I have had the opportunity to run a few pattern making classes and one of the most interesting and valuable things we did was to take 5 different period drafting books and actually draft trousers, waistcoats and jackets from them for one fit model and see exactly what you got from those period references. It was really enlightening. It gave students the opportunity to learn to look at the pattern shape and see the silhouette of the resulting garment.

The books were: The Blue Book of Men's Tailoring, The "Climax" System for cutting Gentlemen's garments, The Modern Tailor Outfitter and Clothier, The Modern Mitchell System of Men's Designing, and Metric Pattern Cutting for Menswear.
Apologies for my bad photography! I had a really bad day.

Wednesday, January 21, 2009

Tools of the Trade



Nice clean table- it won’t stay that way for long- it will get so crowded with stuff, that I will find myself working down at one end and in frustration will concede that I must reorganize and put things away so I can start messing it up all over again.
You know what they say after all, a clean desk is the sign of a sick mind. lol.


Here’s a photo of my tidy (for now) table and the usual tools of the trade-

brown paper for patterns -we don’t use oaktag because almost everything is a one off garment and patterns aren't often reused.

Scissors-my old Henckels for paper and my Wiss 20’s for fabric. My old Henckels were a gift more than 20 years ago and I love them! I think that they are on their final legs and won’t take too much more sharpening, but they are the best scissors, they’re elegant and pointy and sharp and they slide through paper like a knife through butter.
I have two pairs of Wiss 20’s. I tried a larger size tailor’s shear but I find that my hand is too small to fully open the blade so I’ve stuck with these ones.

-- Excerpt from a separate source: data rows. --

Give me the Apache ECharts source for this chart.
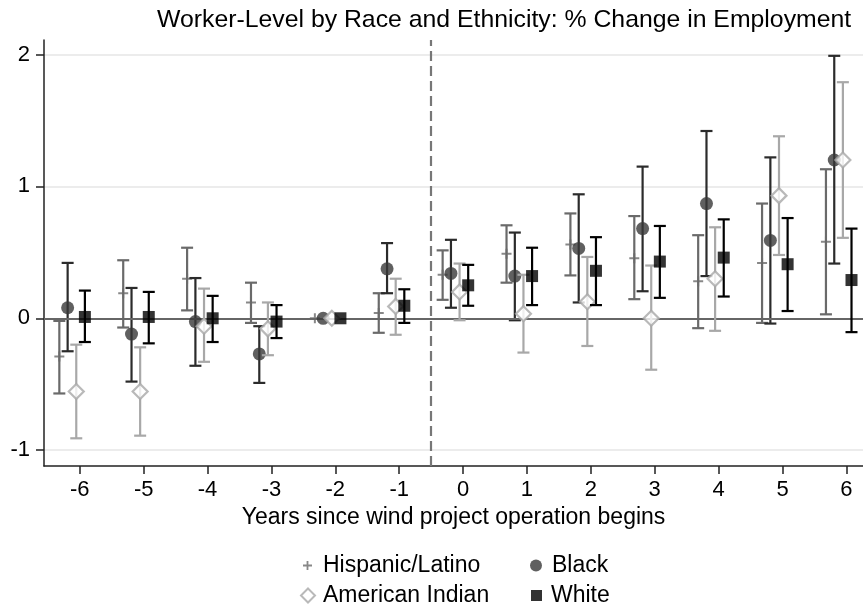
<!DOCTYPE html>
<html>
<head>
<meta charset="utf-8">
<script src="https://cdn.jsdelivr.net/npm/echarts@6/dist/echarts.min.js"></script>
<style>html,body{margin:0;padding:0;background:#fff;}#c{width:863px;height:611px;}</style>
</head>
<body>
<div id="c"></div>
<script>
// ---- data ----
const years = [-6, -5, -4, -3, -2, -1, 0, 1, 2, 3, 4, 5, 6];
const yTicks = [-1, 0, 1, 2];

const hispanic   = [-0.29, 0.19, 0.30, 0.12, 0, 0.04, 0.33, 0.49, 0.56, 0.455, 0.28, 0.42, 0.58];
const hispanicLo = [-0.57, -0.07, 0.06, -0.035, 0, -0.11, 0.14, 0.27, 0.325, 0.145, -0.075, -0.035, 0.03];
const hispanicHi = [-0.02, 0.44, 0.535, 0.27, 0, 0.19, 0.515, 0.705, 0.795, 0.775, 0.63, 0.87, 1.13];

const black   = [0.08, -0.12, -0.025, -0.27, 0, 0.375, 0.34, 0.32, 0.53, 0.68, 0.87, 0.59, 1.20];
const blackLo = [-0.25, -0.48, -0.36, -0.49, 0, 0.19, 0.08, -0.015, 0.12, 0.205, 0.32, -0.04, 0.415];
const blackHi = [0.42, 0.23, 0.305, -0.06, 0, 0.57, 0.595, 0.65, 0.94, 1.15, 1.42, 1.22, 1.99];

const amIndian   = [-0.555, -0.555, -0.06, -0.08, 0, 0.09, 0.20, 0.035, 0.125, 0.00, 0.30, 0.93, 1.20];
const amIndianLo = [-0.91, -0.89, -0.33, -0.28, 0, -0.125, -0.015, -0.26, -0.21, -0.39, -0.095, 0.48, 0.61];
const amIndianHi = [-0.20, -0.22, 0.225, 0.12, 0, 0.30, 0.415, 0.33, 0.465, 0.40, 0.69, 1.38, 1.79];

const white   = [0.01, 0.01, 0.00, -0.025, 0, 0.095, 0.25, 0.32, 0.36, 0.43, 0.46, 0.41, 0.29];
const whiteLo = [-0.18, -0.19, -0.18, -0.15, 0, -0.035, 0.095, 0.10, 0.10, 0.155, 0.165, 0.055, -0.105];
const whiteHi = [0.21, 0.20, 0.17, 0.10, 0, 0.22, 0.405, 0.535, 0.615, 0.70, 0.75, 0.76, 0.68];

// ---- styling ----
const FONT = 'Liberation Sans, Arial, sans-serif';
const PLUS = 'path://M4,0h2v4h4v2h-4v4h-2v-4h-4v-2h4z';
const groups = [
  {name: 'Hispanic/Latino', v: hispanic, lo: hispanicLo, hi: hispanicHi, off: -0.32, bar: '#6a6a6a',
   symbol: PLUS, size: 10, fill: '#6a6a6a', border: null},
  {name: 'Black', v: black, lo: blackLo, hi: blackHi, off: -0.19, bar: '#2b2b2b',
   symbol: 'circle', size: 13, fill: '#383838', border: null},
  {name: 'American Indian', v: amIndian, lo: amIndianLo, hi: amIndianHi, off: -0.055, bar: '#a8a8a8',
   symbol: 'diamond', size: 15, fill: '#ffffff', border: '#a8a8a8'},
  {name: 'White', v: white, lo: whiteLo, hi: whiteHi, off: 0.08, bar: '#000000',
   symbol: 'rect', size: 12, fill: '#000000', border: null}
];

const series = [];
groups.forEach((g, gi) => {
  series.push({
    name: g.name + ' CI',
    type: 'custom',
    z: 2 + gi * 2,
    data: years.map((y, i) => [y + g.off, g.lo[i], g.hi[i]]),
    renderItem: function (params, api) {
      const x = api.value(0), lo = api.value(1), hi = api.value(2);
      if (lo === hi) return null;
      const a = api.coord([x, lo]), b = api.coord([x, hi]);
      const w = 6;
      const st = {stroke: g.bar, lineWidth: 2.2};
      return {
        type: 'group',
        children: [
          {type: 'line', shape: {x1: a[0], y1: a[1], x2: b[0], y2: b[1]}, style: st},
          {type: 'line', shape: {x1: a[0] - w, y1: a[1], x2: a[0] + w, y2: a[1]}, style: st},
          {type: 'line', shape: {x1: b[0] - w, y1: b[1], x2: b[0] + w, y2: b[1]}, style: st}
        ]
      };
    },
    silent: true
  });
  const sc = {
    name: g.name,
    type: 'scatter',
    z: 3 + gi * 2,
    symbol: g.symbol,
    symbolSize: g.size,
    data: years.map((y, i) => [y + g.off, g.v[i]]),
    itemStyle: g.border ? {color: g.fill, borderColor: g.border, borderWidth: 2.2} : {color: g.fill},
    emphasis: {disabled: true}
  };
  if (gi === 0) {
    sc.markLine = {
      silent: true, symbol: 'none', label: {show: false},
      data: [
        {yAxis: 0, lineStyle: {color: '#666666', width: 1.8, type: 'solid'}},
        {xAxis: -0.5, lineStyle: {color: '#777777', width: 2.2, type: [10, 5]}}
      ]
    };
  }
  series.push(sc);
});

const legendPos = [
  {name: 'Hispanic/Latino', left: 298, top: 549, w: 9, pad: 6},
  {name: 'Black', left: 525, top: 549, w: 12, pad: 5},
  {name: 'American Indian', left: 295, top: 579, w: 14, pad: 3},
  {name: 'White', left: 526, top: 579, w: 11, pad: 4}
];
const legends = legendPos.map(p => {
  const g = groups.find(x => x.name === p.name);
  return {
    left: p.left, top: p.top, orient: 'horizontal', selectedMode: false,
    itemWidth: p.w, itemHeight: p.w, itemGap: 0,
    textStyle: {fontSize: 23, color: '#000', fontFamily: FONT, padding: [0, 0, 0, p.pad]},
    data: [{
      name: p.name, icon: g.symbol,
      itemStyle: g.border ? {color: '#fff', borderColor: g.border, borderWidth: 2} : {color: g.fill, borderWidth: 0}
    }]
  };
});

const chart = echarts.init(document.getElementById('c'), null, {renderer: 'canvas'});
chart.setOption({
  animation: false,
  backgroundColor: '#fff',
  title: {
    text: 'Worker-Level by Race and Ethnicity: % Change in Employment',
    left: 152, top: 3,
    textStyle: {fontSize: 24.8, fontWeight: 'normal', color: '#000', fontFamily: FONT}
  },
  legend: legends,
  grid: {left: 44, right: 0, top: 40, bottom: 145, containLabel: false},
  xAxis: {
    type: 'value', min: -6.56, max: 6.26,
    name: 'Years since wind project operation begins',
    nameLocation: 'middle', nameGap: 33,
    nameTextStyle: {fontSize: 23, color: '#000', fontFamily: FONT},
    axisLine: {show: true, onZero: false, lineStyle: {color: '#222', width: 1.5}},
    axisTick: {show: true, length: 8, inside: false, customValues: years, lineStyle: {color: '#222', width: 1.5}},
    axisLabel: {customValues: years, fontSize: 22, color: '#000', fontFamily: FONT, margin: 13},
    splitLine: {show: false}
  },
  yAxis: {
    type: 'value', min: -1.12, max: 2.11,
    axisLine: {show: true, onZero: false, lineStyle: {color: '#222', width: 1.5}},
    axisTick: {show: true, length: 8, inside: false, customValues: yTicks, lineStyle: {color: '#222', width: 1.5}},
    axisLabel: {customValues: yTicks, fontSize: 22, color: '#000', fontFamily: FONT, margin: 14},
    splitLine: {show: true, lineStyle: {color: '#e6e6e6', width: 1.5}}
  },
  series: series
});
</script>
</body>
</html>
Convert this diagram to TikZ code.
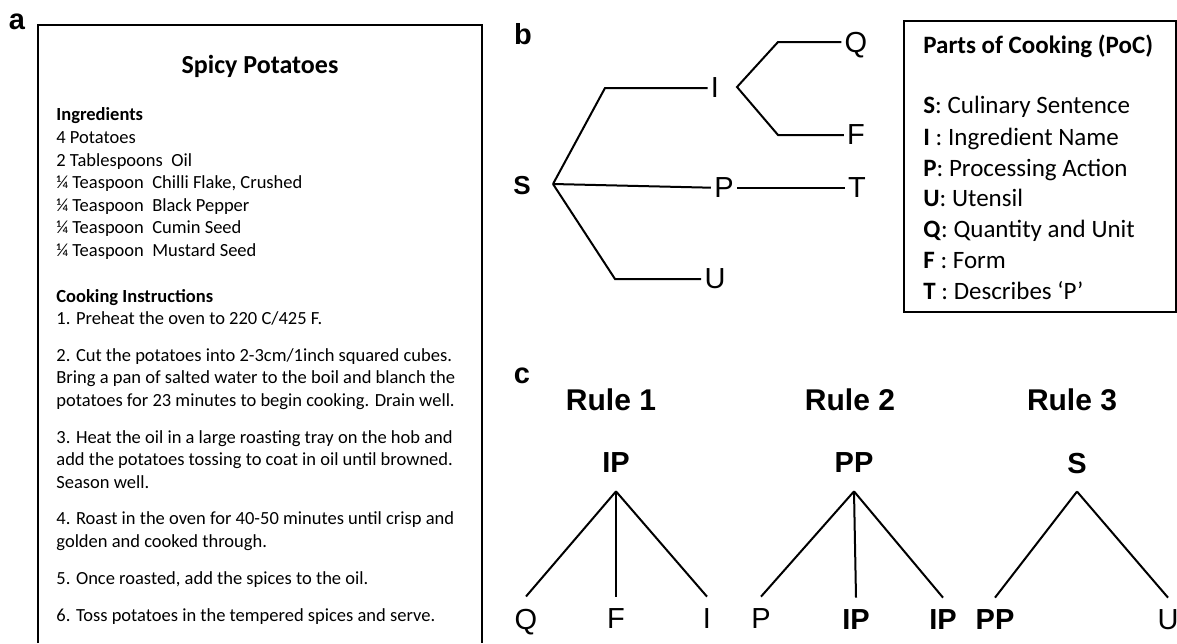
\documentclass[tikz,border=0pt]{standalone}
\usepackage{fontspec}
\setmainfont{Carlito}
\newfontfamily\arialfont{Liberation Sans}

\begin{document}
\begin{tikzpicture}[x=0.5pt,y=-0.5pt,
    recipeline/.style={anchor=base west,inner sep=0pt,font=\fontsize{9.25}{11}\selectfont},
    pocline/.style={anchor=base west,inner sep=0pt,font=\fontsize{12.5}{14}\selectfont},
    panel/.style={font=\arialfont\bfseries\fontsize{14.5}{15}\selectfont,inner sep=0pt,text depth=0pt},
    letter/.style={font=\arialfont\fontsize{14.5}{15}\selectfont,inner xsep=1.5pt,inner ysep=0pt,text depth=0pt},
    leafnode/.style={font=\arialfont\fontsize{14.5}{15}\selectfont,inner xsep=0pt,inner ysep=6pt,text depth=0pt},
    boldleaf/.style={leafnode,font=\arialfont\bfseries\fontsize{14.5}{15}\selectfont},
    parentnode/.style={font=\arialfont\bfseries\fontsize{14.5}{15}\selectfont,inner xsep=0pt,inner ysep=9pt,text depth=0pt},
    rulehead/.style={font=\arialfont\bfseries\fontsize{15}{16}\selectfont,inner sep=0pt},
    branch/.style={line width=1pt}]
                \useasboundingbox (0,0) rectangle (1177,643);

                % a: the recipe
                \node[panel] (la) at (17,22) {a};
                \draw[line width=1.25pt] (38,643) -- (38,25) -- (482,25) -- (482,643);
                \node[recipeline,anchor=base,font=\bfseries\fontsize{13}{15}\selectfont] (title) at (260,73) {Spicy Potatoes};
                \node[recipeline,font=\bfseries\fontsize{9.25}{11}\selectfont] (ingr) at (56,120) {Ingredients};
                \node[recipeline] (ing1) at (56,143) {4 Potatoes};
                \node[recipeline] (ing2) at (56,166) {2 Tablespoons\ \ Oil};
                \node[recipeline] (ing3) at (56,188) {¼ Teaspoon\ \ Chilli Flake, Crushed};
                \node[recipeline] (ing4) at (56,211) {¼ Teaspoon\ \ Black Pepper};
                \node[recipeline] (ing5) at (56,233) {¼ Teaspoon\ \ Cumin Seed};
                \node[recipeline] (ing6) at (56,256) {¼ Teaspoon\ \ Mustard Seed};
                \node[recipeline,font=\bfseries\fontsize{9.25}{11}\selectfont] (instr) at (56,302) {Cooking Instructions};
                \node[recipeline] (st1) at (56,324) {1. Preheat the oven to 220 C/425 F.};
                \node[recipeline] (st2a) at (56,361) {2. Cut the potatoes into 2-3cm/1inch squared cubes.};
                \node[recipeline] (st2b) at (56,383) {Bring a pan of salted water to the boil and blanch the};
                \node[recipeline] (st2c) at (56,406) {potatoes for 23 minutes to begin cooking. Drain well.};
                \node[recipeline] (st3a) at (56,443) {3. Heat the oil in a large roasting tray on the hob and};
                \node[recipeline] (st3b) at (56,465) {add the potatoes tossing to coat in oil until browned.};
                \node[recipeline] (st3c) at (56,488) {Season well.};
                \node[recipeline] (st4a) at (56,524) {4. Roast in the oven for 40-50 minutes until crisp and};
                \node[recipeline] (st4b) at (56,547) {golden and cooked through.};
                \node[recipeline] (st5) at (56,584) {5. Once roasted, add the spices to the oil.};
                \node[recipeline] (st6) at (56,621) {6. Toss potatoes in the tempered spices and serve.};

                % b: parse tree and legend
                \node[panel] (lb) at (523,34) {b};
                \node[font=\arialfont\bfseries\fontsize{13}{14}\selectfont,inner sep=0pt] (bS) at (522,186) {S};
                \coordinate (root) at (553,184);
                \node[letter] (bI) at (715,88) {I};
                \node[letter] (bP) at (724,188) {P};
                \node[letter] (bT) at (857,188) {T};
                \node[letter] (bU) at (715,279) {U};
                \node[letter] (bQ) at (856,42) {Q};
                \node[letter] (bF) at (856,135) {F};
                \coordinate (fork) at (737,87);
                \draw[branch] (root) -- (605,88) -- (bI);
                \draw[branch] (root) -- (bP);
                \draw[branch] (root) -- (615,279) -- (bU);
                \draw[branch] (bP) -- (bT);
                \draw[branch] (bQ) -- (778,42) -- (fork) -- (778,135) -- (bF);

                \draw[line width=0.75pt] (904,21) rectangle (1176,312);
                \node[pocline,font=\bfseries\fontsize{12.5}{14}\selectfont] (poc) at (923,53) {Parts of Cooking (PoC)};
                \node[pocline] (pocS) at (923,113) {\textbf{S}: Culinary Sentence};
                \node[pocline] (pocI) at (923,145) {\textbf{I} : Ingredient Name};
                \node[pocline] (pocP) at (923,176) {\textbf{P}: Processing Action};
                \node[pocline] (pocU) at (923,206) {\textbf{U}: Utensil};
                \node[pocline] (pocQ) at (923,237) {\textbf{Q}: Quantity and Unit};
                \node[pocline] (pocF) at (923,268) {\textbf{F} : Form};
                \node[pocline] (pocT) at (923,299) {\textbf{T} : Describes ‘P’};

                % c: the three rules
                \node[panel] (lc) at (522,376) {c};
                \node[rulehead] (rule1) at (611,400) {Rule 1};
                \node[rulehead] (rule2) at (850,400) {Rule 2};
                \node[rulehead] (rule3) at (1072,400) {Rule 3};

                \node[parentnode] (ip) at (616,463) {IP};
                \node[leafnode] (q1) at (526,619) {Q};
                \node[leafnode] (f1) at (616,619) {F};
                \node[leafnode] (i1) at (707,619) {I};
                \draw[branch] (ip.south) -- (q1.north);
                \draw[branch] (ip.south) -- (f1.north);
                \draw[branch] (ip.south) -- (i1.north);

                \node[parentnode] (pp) at (854,463) {PP};
                \node[leafnode] (p2) at (761,619) {P};
                \node[boldleaf] (ipa) at (856,620) {IP};
                \node[boldleaf] (ipb) at (943,620) {IP};
                \draw[branch] (pp.south) -- (p2.north);
                \draw[branch] (pp.south) -- (ipa.north);
                \draw[branch] (pp.south) -- (ipb.north);

                \node[parentnode] (s3) at (1077,463) {S};
                \node[boldleaf] (pp3) at (995,620) {PP};
                \node[leafnode] (u3) at (1168,620) {U};
                \draw[branch] (s3.south) -- (pp3.north);
                \draw[branch] (s3.south) -- (u3.north);
            \end{tikzpicture}
\end{document}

pencils, erasers and tape, needle point tracing wheel

tailor’s square (metric) I might have to get a new one someday because I’ve had this one for 20 years and some of the markings are fading! I grew up with Imperial measuring but I draft most everything in metric, and have been known to use both systems when convenient

metre stick

pattern notcher

C-thru ruler in inches and centimetres- I like this one because I can see thru it better

tape measure- I swear that all of the tape measures I have stashed are mine and not the ones from the fitting rooms - really!

push pins - my table is cork under the paper and I can pin into the table to hold patterns and fabric in place

graphite chalk to draw beautiful curved lines (Dixon 900 ) I never had a set of french curves nor a hip curve ruler to be honest - I just drew the shapes by “rock of eye”as they call it- I don’t know if I would want to change my ways now although many people use them to great advantage. The graphite chalk edge works so much better than a pencil point for drawing.

Tailor’s chalk- wax and chalk based for marking on fabric

reference books-
Here’s the old standby, The cut of Men’s Clothes by Norah Waugh and, new in 2008, Patterns of Fashion 4 by Janet Arnold.
My copy of The Cut of Men’s clothes has a price of $18.95 in it, so you know I bought it a long time ago!

My favourite local bookseller Fanfare Books, is getting ten copies of Patterns of Fashion in for us!
Shop Local!
Reference Books could be an interesting topic! A future post on reference books is in order. What are your favourites for cutting or research?